## Goal
Retype the stretch of lines that starts at the line containing "Convert this chart to React, TypeScript" and ends at the line containing "const TEXT_COLOR = '#595959';", inclusive. Do not include pictures.

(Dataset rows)
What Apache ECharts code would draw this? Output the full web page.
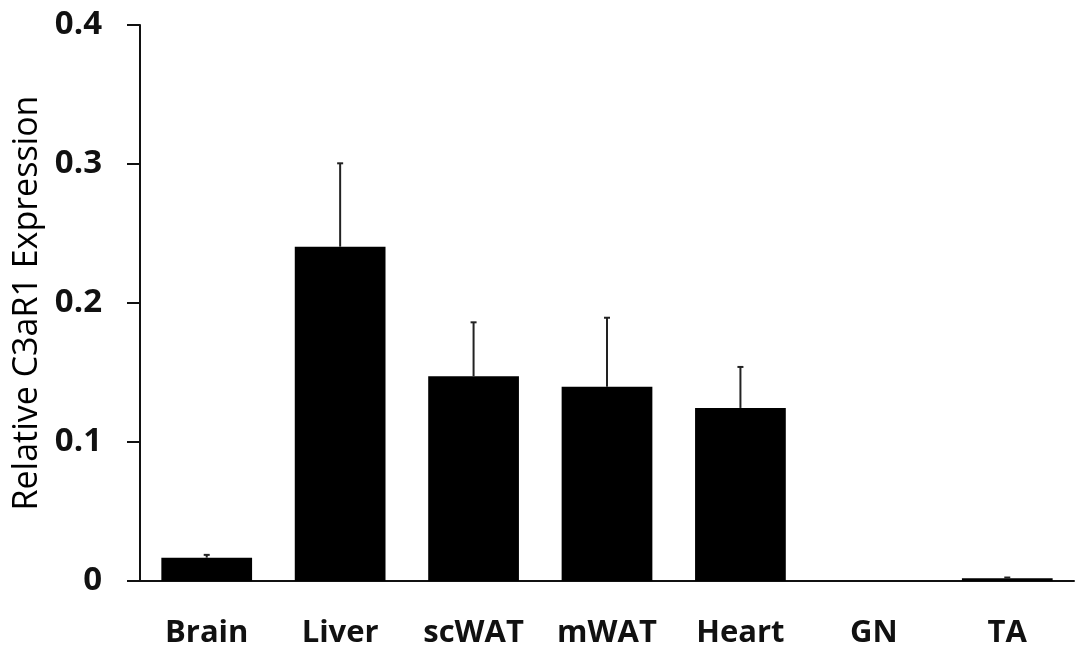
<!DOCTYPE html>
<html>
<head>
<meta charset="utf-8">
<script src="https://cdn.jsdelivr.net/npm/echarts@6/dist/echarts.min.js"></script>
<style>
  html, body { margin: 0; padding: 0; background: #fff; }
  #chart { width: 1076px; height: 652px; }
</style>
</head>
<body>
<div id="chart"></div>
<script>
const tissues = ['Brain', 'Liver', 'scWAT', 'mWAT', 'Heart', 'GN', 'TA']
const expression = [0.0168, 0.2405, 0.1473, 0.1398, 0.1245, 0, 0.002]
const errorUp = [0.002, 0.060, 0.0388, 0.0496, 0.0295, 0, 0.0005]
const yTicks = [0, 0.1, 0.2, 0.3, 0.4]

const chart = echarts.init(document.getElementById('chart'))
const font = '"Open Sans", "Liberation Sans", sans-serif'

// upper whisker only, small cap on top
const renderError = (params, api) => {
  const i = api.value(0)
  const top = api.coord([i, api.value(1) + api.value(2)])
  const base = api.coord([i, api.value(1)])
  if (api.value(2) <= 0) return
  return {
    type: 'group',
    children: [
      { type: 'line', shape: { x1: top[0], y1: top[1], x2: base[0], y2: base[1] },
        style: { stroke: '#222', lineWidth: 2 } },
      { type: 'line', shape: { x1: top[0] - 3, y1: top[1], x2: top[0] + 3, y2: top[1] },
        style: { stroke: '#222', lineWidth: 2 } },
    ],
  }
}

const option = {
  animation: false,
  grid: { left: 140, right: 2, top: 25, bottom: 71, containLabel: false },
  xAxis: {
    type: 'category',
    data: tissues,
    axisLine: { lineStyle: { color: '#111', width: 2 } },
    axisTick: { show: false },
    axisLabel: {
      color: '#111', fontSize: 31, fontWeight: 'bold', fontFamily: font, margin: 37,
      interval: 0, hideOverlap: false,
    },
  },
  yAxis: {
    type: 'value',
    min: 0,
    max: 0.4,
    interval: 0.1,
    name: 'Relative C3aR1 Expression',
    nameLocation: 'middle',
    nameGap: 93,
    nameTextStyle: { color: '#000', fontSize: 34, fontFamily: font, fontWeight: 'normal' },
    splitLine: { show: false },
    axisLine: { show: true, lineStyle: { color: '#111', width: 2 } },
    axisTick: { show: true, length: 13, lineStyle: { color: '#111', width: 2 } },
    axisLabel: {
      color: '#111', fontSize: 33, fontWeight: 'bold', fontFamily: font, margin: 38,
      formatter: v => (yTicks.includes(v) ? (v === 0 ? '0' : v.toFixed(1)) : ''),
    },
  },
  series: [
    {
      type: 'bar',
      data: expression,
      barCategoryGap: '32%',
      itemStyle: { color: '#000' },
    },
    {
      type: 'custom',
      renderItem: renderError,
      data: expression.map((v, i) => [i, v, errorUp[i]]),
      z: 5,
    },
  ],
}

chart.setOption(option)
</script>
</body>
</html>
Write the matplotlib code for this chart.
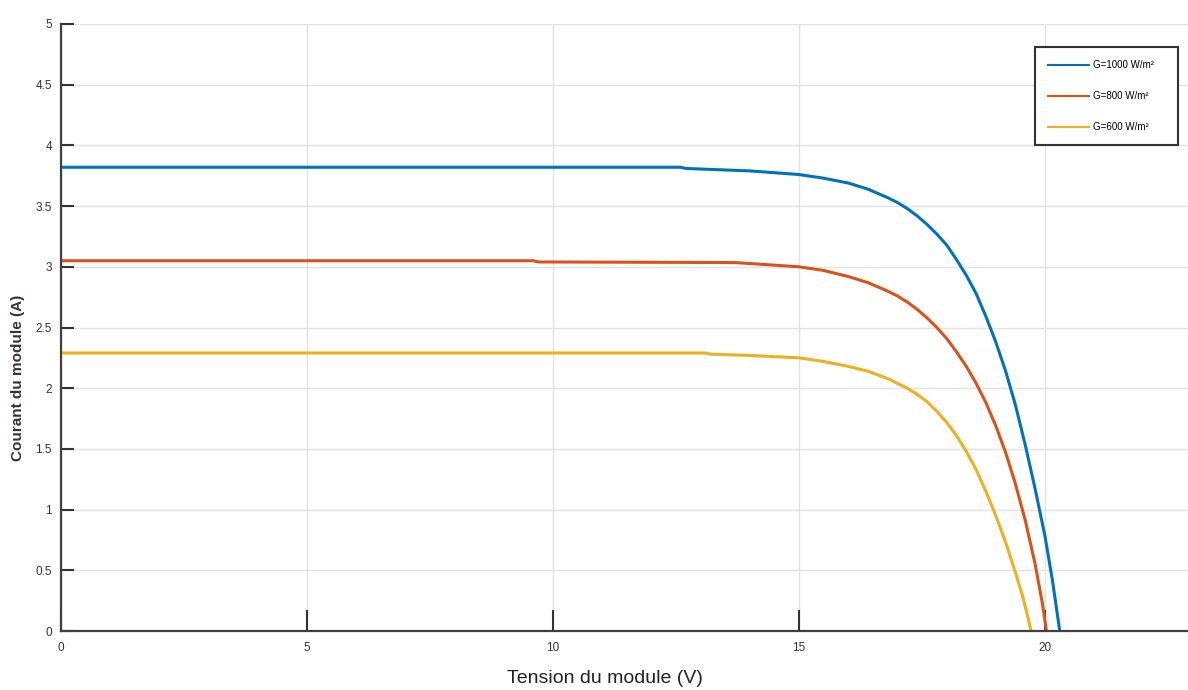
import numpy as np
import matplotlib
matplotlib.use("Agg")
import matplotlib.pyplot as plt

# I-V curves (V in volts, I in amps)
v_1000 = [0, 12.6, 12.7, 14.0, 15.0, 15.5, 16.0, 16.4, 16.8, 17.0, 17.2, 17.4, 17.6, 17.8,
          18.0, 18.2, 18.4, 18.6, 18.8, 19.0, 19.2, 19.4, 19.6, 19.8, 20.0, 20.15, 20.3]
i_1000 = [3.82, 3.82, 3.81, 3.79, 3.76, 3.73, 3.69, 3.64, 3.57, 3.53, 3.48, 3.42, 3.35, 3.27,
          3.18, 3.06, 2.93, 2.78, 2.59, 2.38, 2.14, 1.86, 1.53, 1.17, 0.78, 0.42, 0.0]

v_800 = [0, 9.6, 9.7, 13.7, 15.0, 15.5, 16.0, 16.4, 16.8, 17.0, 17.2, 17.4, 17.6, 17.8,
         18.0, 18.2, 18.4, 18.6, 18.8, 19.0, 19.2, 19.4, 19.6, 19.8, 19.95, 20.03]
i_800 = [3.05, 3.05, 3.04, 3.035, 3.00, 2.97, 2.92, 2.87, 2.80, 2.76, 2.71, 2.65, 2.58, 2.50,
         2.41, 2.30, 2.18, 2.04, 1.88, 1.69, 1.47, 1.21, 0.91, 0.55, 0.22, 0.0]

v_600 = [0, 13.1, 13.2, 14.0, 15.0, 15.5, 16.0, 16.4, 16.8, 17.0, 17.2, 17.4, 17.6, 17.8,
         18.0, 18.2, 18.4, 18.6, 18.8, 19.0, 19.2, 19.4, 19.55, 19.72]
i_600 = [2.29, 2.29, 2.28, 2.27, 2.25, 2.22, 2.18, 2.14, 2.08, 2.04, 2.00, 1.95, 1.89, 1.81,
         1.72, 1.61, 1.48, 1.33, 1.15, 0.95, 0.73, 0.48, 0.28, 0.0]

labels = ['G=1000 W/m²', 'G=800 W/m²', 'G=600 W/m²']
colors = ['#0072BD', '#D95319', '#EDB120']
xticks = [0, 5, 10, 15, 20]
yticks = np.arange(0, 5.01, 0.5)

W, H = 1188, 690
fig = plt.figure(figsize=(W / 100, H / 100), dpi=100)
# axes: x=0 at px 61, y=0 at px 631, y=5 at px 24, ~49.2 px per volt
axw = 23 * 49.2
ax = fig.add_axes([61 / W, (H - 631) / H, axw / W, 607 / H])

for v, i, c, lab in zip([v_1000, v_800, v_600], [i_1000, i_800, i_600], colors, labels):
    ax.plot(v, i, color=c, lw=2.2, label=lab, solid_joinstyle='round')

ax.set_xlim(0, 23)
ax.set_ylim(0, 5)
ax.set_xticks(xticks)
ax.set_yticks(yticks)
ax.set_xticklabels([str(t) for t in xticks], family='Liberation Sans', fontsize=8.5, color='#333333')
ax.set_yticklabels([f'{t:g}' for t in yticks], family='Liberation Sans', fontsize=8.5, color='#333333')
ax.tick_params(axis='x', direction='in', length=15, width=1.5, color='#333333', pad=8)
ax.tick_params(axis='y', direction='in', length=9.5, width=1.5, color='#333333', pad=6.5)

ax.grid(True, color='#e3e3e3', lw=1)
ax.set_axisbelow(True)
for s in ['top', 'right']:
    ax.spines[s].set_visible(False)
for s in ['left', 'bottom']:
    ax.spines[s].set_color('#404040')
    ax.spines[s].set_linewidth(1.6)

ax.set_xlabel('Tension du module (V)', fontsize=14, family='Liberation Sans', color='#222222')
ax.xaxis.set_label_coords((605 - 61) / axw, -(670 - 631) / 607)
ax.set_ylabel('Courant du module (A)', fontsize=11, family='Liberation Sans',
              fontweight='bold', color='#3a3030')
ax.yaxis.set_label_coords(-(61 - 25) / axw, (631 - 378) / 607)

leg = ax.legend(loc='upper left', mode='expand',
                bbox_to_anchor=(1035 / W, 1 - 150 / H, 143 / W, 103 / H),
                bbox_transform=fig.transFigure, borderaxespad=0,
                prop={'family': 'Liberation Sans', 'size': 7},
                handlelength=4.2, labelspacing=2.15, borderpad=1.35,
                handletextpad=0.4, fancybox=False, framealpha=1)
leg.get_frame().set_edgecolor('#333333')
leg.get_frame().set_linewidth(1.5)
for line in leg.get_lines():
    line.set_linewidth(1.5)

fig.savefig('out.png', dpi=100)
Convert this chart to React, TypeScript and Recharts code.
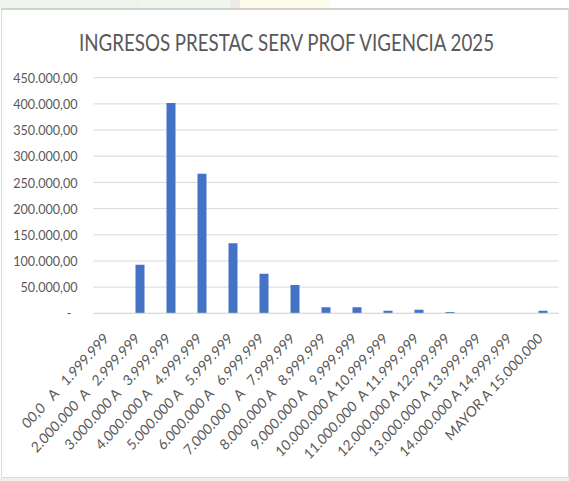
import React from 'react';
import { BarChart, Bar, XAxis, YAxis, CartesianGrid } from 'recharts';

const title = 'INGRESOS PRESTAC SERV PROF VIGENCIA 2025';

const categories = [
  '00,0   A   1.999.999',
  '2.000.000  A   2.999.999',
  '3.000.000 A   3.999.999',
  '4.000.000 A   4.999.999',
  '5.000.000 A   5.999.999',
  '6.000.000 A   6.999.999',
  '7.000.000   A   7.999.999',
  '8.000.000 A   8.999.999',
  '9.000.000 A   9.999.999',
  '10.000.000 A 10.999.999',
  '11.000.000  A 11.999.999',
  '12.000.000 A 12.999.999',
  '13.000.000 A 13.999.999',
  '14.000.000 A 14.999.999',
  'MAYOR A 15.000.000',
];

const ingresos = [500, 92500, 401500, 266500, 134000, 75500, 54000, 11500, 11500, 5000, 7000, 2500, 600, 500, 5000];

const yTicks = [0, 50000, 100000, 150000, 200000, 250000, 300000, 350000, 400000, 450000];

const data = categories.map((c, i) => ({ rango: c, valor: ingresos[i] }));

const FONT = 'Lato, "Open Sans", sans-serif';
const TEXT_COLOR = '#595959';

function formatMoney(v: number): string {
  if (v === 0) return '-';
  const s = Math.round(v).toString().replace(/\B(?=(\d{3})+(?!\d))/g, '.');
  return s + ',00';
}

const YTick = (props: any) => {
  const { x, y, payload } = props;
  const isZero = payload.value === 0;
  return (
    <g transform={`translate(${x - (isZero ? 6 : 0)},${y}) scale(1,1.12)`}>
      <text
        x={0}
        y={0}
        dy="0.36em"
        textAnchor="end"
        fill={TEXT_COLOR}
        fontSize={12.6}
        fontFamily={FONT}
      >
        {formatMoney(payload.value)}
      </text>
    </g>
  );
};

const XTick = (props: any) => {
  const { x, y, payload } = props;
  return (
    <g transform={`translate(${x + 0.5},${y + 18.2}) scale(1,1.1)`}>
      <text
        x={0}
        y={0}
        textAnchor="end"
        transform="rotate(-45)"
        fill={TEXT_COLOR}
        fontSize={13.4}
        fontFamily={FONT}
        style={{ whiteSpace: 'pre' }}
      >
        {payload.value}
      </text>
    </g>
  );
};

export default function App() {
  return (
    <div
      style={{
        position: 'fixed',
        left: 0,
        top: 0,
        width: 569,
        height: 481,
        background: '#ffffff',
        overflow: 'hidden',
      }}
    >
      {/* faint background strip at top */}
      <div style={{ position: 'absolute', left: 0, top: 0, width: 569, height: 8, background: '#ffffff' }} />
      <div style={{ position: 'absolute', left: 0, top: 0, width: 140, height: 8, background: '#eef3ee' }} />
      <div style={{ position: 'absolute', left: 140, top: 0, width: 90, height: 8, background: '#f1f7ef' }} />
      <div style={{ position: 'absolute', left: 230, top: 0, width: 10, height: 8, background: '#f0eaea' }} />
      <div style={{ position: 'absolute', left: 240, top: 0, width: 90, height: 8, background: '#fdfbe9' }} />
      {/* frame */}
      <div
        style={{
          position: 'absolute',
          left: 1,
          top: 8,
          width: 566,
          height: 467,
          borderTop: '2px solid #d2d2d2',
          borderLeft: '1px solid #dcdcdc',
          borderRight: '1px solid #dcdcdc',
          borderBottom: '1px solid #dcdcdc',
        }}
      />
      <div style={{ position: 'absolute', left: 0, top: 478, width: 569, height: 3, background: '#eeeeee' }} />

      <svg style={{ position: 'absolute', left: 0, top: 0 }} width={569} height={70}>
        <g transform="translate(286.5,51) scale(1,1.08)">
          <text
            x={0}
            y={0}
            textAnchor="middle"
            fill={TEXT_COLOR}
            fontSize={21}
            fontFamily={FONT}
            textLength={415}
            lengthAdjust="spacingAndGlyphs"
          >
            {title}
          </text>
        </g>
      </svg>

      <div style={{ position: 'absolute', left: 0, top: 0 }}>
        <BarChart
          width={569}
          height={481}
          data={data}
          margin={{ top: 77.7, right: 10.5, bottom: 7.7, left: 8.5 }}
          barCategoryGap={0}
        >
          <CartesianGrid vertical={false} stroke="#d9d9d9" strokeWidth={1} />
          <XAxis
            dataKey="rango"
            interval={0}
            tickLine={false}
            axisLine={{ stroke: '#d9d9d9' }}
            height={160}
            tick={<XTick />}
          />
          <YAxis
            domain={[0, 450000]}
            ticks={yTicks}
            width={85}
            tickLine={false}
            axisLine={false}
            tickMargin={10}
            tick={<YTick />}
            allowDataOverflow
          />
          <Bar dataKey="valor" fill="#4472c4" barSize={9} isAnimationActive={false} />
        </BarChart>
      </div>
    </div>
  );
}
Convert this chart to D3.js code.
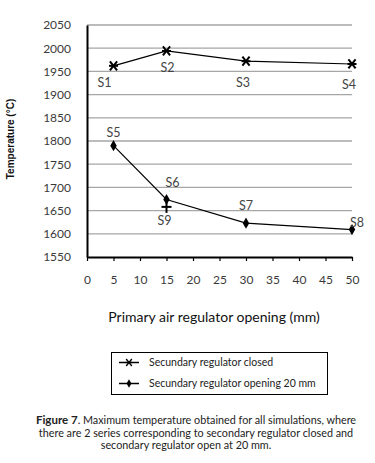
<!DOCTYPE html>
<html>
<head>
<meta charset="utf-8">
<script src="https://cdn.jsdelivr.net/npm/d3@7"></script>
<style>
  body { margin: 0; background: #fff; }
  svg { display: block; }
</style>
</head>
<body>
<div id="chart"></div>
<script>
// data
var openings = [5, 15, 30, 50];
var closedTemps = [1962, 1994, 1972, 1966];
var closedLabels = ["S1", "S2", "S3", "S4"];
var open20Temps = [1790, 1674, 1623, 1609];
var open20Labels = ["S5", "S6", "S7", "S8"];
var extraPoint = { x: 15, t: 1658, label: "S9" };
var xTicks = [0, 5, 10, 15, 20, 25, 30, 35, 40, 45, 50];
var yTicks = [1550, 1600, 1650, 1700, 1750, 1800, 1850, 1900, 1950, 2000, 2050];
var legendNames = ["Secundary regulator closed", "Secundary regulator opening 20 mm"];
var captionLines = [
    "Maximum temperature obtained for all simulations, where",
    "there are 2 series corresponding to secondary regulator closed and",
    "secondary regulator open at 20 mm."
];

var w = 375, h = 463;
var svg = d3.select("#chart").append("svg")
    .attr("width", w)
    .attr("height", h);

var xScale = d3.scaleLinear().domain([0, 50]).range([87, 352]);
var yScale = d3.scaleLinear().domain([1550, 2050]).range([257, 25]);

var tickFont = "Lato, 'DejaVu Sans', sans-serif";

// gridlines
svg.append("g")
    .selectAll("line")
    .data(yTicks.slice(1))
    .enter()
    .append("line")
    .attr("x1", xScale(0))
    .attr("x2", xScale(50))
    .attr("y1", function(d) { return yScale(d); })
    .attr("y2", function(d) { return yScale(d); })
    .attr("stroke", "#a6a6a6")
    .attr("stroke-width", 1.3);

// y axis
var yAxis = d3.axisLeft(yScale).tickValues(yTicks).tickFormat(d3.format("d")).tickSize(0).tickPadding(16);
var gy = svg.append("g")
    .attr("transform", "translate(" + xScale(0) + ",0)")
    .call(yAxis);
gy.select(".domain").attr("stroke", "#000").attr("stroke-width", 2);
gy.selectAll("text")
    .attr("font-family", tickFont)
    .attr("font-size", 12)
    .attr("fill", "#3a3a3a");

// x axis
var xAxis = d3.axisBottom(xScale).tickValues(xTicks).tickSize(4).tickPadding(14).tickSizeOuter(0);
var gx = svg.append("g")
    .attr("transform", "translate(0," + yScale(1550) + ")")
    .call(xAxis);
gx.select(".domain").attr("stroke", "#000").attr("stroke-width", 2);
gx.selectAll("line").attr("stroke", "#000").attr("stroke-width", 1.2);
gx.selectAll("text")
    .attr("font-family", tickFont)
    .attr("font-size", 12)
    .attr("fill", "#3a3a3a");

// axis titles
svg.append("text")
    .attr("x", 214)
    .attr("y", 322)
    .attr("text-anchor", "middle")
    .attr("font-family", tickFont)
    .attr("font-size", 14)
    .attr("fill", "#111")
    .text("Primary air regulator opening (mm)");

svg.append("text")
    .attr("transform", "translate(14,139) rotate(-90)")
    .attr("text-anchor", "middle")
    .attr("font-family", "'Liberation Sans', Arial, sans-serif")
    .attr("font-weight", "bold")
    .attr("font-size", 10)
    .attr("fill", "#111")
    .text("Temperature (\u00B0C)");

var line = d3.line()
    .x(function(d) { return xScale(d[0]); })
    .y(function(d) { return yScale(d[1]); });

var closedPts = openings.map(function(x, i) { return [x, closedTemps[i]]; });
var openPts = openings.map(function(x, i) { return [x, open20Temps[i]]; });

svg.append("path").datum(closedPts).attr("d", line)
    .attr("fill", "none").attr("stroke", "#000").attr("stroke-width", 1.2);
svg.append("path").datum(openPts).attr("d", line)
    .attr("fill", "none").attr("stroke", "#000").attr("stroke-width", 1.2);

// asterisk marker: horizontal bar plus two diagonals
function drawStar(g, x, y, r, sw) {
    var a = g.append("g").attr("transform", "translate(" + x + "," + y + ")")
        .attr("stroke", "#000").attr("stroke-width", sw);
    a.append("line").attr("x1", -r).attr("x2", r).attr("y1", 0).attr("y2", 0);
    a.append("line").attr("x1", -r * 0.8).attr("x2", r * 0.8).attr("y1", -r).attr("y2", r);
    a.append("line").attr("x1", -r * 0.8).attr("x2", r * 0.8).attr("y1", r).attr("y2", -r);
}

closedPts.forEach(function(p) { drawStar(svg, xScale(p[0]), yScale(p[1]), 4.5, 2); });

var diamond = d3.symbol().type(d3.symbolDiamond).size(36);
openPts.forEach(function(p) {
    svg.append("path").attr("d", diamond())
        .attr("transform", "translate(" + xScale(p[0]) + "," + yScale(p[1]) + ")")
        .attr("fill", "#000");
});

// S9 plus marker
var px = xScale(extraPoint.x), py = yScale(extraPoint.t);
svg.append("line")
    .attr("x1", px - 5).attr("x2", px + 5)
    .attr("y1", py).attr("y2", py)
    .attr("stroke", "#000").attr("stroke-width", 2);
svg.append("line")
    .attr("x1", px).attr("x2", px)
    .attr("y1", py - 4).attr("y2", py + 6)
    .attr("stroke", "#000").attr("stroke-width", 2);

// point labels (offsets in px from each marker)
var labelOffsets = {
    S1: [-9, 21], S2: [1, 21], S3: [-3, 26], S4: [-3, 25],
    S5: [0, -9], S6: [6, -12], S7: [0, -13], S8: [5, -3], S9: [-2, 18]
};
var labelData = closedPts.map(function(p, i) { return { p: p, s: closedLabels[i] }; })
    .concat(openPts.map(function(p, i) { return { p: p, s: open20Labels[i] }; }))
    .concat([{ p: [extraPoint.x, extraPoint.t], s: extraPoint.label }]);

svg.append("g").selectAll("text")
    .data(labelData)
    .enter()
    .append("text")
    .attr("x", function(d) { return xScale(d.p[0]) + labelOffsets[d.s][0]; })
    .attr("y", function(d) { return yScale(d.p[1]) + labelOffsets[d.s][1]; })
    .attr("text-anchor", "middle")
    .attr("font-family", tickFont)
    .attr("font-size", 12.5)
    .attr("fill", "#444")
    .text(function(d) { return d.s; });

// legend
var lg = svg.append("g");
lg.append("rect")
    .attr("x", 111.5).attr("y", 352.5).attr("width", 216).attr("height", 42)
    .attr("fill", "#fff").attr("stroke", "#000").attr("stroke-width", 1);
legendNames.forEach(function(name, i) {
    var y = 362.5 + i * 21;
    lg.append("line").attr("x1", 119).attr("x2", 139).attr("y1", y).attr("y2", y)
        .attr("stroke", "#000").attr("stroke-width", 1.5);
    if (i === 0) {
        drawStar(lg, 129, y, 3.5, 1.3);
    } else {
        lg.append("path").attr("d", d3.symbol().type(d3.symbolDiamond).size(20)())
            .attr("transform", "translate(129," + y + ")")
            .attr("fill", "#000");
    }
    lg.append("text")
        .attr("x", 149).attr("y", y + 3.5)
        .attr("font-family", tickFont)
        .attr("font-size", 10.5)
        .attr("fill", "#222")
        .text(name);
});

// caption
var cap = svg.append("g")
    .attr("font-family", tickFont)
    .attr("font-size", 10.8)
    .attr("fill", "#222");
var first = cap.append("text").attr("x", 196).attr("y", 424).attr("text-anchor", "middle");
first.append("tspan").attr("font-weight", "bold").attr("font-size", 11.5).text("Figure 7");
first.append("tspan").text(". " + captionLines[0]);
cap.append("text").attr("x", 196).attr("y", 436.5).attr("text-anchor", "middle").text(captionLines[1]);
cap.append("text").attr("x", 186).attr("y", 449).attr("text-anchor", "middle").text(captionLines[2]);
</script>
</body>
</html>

## Task result
Convert this chart to React, TypeScript and Recharts code.
import React from 'react';
import { BarChart, Bar, XAxis, YAxis, CartesianGrid } from 'recharts';

const title = 'INGRESOS PRESTAC SERV PROF VIGENCIA 2025';

const categories = [
  '00,0   A   1.999.999',
  '2.000.000  A   2.999.999',
  '3.000.000 A   3.999.999',
  '4.000.000 A   4.999.999',
  '5.000.000 A   5.999.999',
  '6.000.000 A   6.999.999',
  '7.000.000   A   7.999.999',
  '8.000.000 A   8.999.999',
  '9.000.000 A   9.999.999',
  '10.000.000 A 10.999.999',
  '11.000.000  A 11.999.999',
  '12.000.000 A 12.999.999',
  '13.000.000 A 13.999.999',
  '14.000.000 A 14.999.999',
  'MAYOR A 15.000.000',
];

const ingresos = [500, 92500, 401500, 266500, 134000, 75500, 54000, 11500, 11500, 5000, 7000, 2500, 600, 500, 5000];

const yTicks = [0, 50000, 100000, 150000, 200000, 250000, 300000, 350000, 400000, 450000];

const data = categories.map((c, i) => ({ rango: c, valor: ingresos[i] }));

const FONT = 'Lato, "Open Sans", sans-serif';
const TEXT_COLOR = '#595959';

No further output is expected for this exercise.